**Goal:** Transcribe the listing below word for word.

**Given data:**
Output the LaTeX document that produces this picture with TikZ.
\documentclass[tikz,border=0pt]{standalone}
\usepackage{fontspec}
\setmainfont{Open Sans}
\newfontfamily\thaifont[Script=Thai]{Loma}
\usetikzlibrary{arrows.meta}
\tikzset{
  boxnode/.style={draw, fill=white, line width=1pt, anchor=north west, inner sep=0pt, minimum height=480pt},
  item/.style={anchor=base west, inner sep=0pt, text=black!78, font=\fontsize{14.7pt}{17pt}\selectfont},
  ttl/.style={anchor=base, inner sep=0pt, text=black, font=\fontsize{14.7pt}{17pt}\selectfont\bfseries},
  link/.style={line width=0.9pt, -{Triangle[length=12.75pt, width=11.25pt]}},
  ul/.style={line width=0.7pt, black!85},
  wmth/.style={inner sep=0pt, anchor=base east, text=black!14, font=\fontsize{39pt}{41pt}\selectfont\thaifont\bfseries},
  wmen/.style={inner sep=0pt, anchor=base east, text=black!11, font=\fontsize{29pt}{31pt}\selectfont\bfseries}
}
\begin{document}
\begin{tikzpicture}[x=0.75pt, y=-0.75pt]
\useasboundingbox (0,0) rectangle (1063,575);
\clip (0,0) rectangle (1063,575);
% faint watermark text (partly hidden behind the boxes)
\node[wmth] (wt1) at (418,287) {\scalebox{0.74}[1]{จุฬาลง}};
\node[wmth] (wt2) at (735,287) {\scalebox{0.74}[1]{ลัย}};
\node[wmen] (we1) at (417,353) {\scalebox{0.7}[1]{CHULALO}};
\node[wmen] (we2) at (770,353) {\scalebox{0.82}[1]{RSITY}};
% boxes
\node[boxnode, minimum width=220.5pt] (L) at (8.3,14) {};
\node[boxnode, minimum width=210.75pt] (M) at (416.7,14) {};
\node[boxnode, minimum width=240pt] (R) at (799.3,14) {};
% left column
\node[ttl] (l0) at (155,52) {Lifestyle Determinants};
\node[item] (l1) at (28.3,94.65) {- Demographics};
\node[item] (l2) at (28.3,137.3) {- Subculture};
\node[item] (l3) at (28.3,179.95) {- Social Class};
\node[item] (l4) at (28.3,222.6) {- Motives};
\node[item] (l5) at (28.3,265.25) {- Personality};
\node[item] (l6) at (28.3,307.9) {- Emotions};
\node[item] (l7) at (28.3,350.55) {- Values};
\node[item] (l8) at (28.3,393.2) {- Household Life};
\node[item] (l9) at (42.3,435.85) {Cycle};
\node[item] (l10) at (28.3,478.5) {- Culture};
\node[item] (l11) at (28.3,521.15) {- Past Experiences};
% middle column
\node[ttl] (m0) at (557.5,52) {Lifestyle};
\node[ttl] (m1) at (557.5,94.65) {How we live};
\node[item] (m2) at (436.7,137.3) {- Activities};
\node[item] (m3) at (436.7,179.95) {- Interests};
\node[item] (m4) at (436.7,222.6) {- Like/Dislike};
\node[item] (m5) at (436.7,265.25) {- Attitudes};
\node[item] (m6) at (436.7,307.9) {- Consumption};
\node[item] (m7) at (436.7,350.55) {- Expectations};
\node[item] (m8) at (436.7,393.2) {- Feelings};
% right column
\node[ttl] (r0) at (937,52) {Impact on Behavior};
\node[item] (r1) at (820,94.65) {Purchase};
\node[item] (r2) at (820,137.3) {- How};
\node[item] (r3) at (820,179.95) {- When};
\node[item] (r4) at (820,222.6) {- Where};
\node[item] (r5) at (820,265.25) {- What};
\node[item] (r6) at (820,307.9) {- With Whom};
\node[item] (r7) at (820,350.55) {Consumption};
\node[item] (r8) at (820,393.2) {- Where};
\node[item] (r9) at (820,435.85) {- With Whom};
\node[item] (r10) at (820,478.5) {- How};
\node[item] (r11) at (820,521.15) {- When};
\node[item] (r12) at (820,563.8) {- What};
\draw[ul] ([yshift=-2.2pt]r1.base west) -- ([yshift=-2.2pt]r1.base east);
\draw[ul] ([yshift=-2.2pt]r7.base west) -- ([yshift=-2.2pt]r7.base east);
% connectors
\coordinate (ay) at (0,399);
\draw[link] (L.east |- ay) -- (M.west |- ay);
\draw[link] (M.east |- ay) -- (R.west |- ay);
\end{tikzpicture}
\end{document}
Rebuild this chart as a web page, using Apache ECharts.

**Answer to the exercise:**
Output the LaTeX document that produces this picture with TikZ.
\documentclass[tikz,border=0pt]{standalone}
\usepackage{fontspec}
\setmainfont{Open Sans}
\newfontfamily\thaifont[Script=Thai]{Loma}
\usetikzlibrary{arrows.meta}
\tikzset{
  boxnode/.style={draw, fill=white, line width=1pt, anchor=north west, inner sep=0pt, minimum height=480pt},
  item/.style={anchor=base west, inner sep=0pt, text=black!78, font=\fontsize{14.7pt}{17pt}\selectfont},
  ttl/.style={anchor=base, inner sep=0pt, text=black, font=\fontsize{14.7pt}{17pt}\selectfont\bfseries},
  link/.style={line width=0.9pt, -{Triangle[length=12.75pt, width=11.25pt]}},
  ul/.style={line width=0.7pt, black!85},
  wmth/.style={inner sep=0pt, anchor=base east, text=black!14, font=\fontsize{39pt}{41pt}\selectfont\thaifont\bfseries},
  wmen/.style={inner sep=0pt, anchor=base east, text=black!11, font=\fontsize{29pt}{31pt}\selectfont\bfseries}
}
\begin{document}
\begin{tikzpicture}[x=0.75pt, y=-0.75pt]
\useasboundingbox (0,0) rectangle (1063,575);
\clip (0,0) rectangle (1063,575);
% faint watermark text (partly hidden behind the boxes)
\node[wmth] (wt1) at (418,287) {\scalebox{0.74}[1]{จุฬาลง}};
\node[wmth] (wt2) at (735,287) {\scalebox{0.74}[1]{ลัย}};
\node[wmen] (we1) at (417,353) {\scalebox{0.7}[1]{CHULALO}};
\node[wmen] (we2) at (770,353) {\scalebox{0.82}[1]{RSITY}};
% boxes
\node[boxnode, minimum width=220.5pt] (L) at (8.3,14) {};
\node[boxnode, minimum width=210.75pt] (M) at (416.7,14) {};
\node[boxnode, minimum width=240pt] (R) at (799.3,14) {};
% left column
\node[ttl] (l0) at (155,52) {Lifestyle Determinants};
\node[item] (l1) at (28.3,94.65) {- Demographics};
\node[item] (l2) at (28.3,137.3) {- Subculture};
\node[item] (l3) at (28.3,179.95) {- Social Class};
\node[item] (l4) at (28.3,222.6) {- Motives};
\node[item] (l5) at (28.3,265.25) {- Personality};
\node[item] (l6) at (28.3,307.9) {- Emotions};
\node[item] (l7) at (28.3,350.55) {- Values};
\node[item] (l8) at (28.3,393.2) {- Household Life};
\node[item] (l9) at (42.3,435.85) {Cycle};
\node[item] (l10) at (28.3,478.5) {- Culture};
\node[item] (l11) at (28.3,521.15) {- Past Experiences};
% middle column
\node[ttl] (m0) at (557.5,52) {Lifestyle};
\node[ttl] (m1) at (557.5,94.65) {How we live};
\node[item] (m2) at (436.7,137.3) {- Activities};
\node[item] (m3) at (436.7,179.95) {- Interests};
\node[item] (m4) at (436.7,222.6) {- Like/Dislike};
\node[item] (m5) at (436.7,265.25) {- Attitudes};
\node[item] (m6) at (436.7,307.9) {- Consumption};
\node[item] (m7) at (436.7,350.55) {- Expectations};
\node[item] (m8) at (436.7,393.2) {- Feelings};
% right column
\node[ttl] (r0) at (937,52) {Impact on Behavior};
\node[item] (r1) at (820,94.65) {Purchase};
\node[item] (r2) at (820,137.3) {- How};
\node[item] (r3) at (820,179.95) {- When};
\node[item] (r4) at (820,222.6) {- Where};
\node[item] (r5) at (820,265.25) {- What};
\node[item] (r6) at (820,307.9) {- With Whom};
\node[item] (r7) at (820,350.55) {Consumption};
\node[item] (r8) at (820,393.2) {- Where};
\node[item] (r9) at (820,435.85) {- With Whom};
\node[item] (r10) at (820,478.5) {- How};
\node[item] (r11) at (820,521.15) {- When};
\node[item] (r12) at (820,563.8) {- What};
\draw[ul] ([yshift=-2.2pt]r1.base west) -- ([yshift=-2.2pt]r1.base east);
\draw[ul] ([yshift=-2.2pt]r7.base west) -- ([yshift=-2.2pt]r7.base east);
% connectors
\coordinate (ay) at (0,399);
\draw[link] (L.east |- ay) -- (M.west |- ay);
\draw[link] (M.east |- ay) -- (R.west |- ay);
\end{tikzpicture}
\end{document}
Rebuild this chart as a web page, using Apache ECharts.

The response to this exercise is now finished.